The medieval salvation system in Luther’s day had built ladders on which man could ascend to God through good works. This system taught that every man has a ‘divine spark’ within him. If we do our best, God will fan that spark and we will become fuller each day with holiness and love. Thus through grace and good works we can climb the staircase of religious and moral success so that God will be so impressed with our performance that he will reward us with the gift of eternal life in heaven. If we slip, we could get up again through the sacrament of penance. In this way we will get another chance at the staircase. Luther followed this system but failed to find God. However through God’s word, he found that God’s saving love is given at the bottom of the stairs to crippled pilgrims, not at the top of the stairs to spiritual overachievers. The cross is thus a paradox: God rejects the proud but gives grace to the humble; he rejects beautiful heroes but gives success to ugly failures. The sinner at the bottom of the staircase needs only to believe in order to be delivered.

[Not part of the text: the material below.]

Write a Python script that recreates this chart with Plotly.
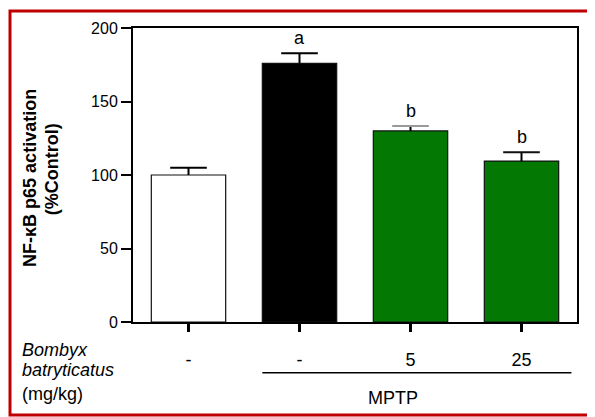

What does this mean for us? The theology of the cross should change our preaching of the cross. Preaching the cross is not preaching only evangelistic sermons but preaching about Jesus Christ and what he has done for us and what he calls us to do for him and for one another. When we lift up the cross of Christ each week, we will turn an audience of passive spectators into an active army of servants and consumers into the committed.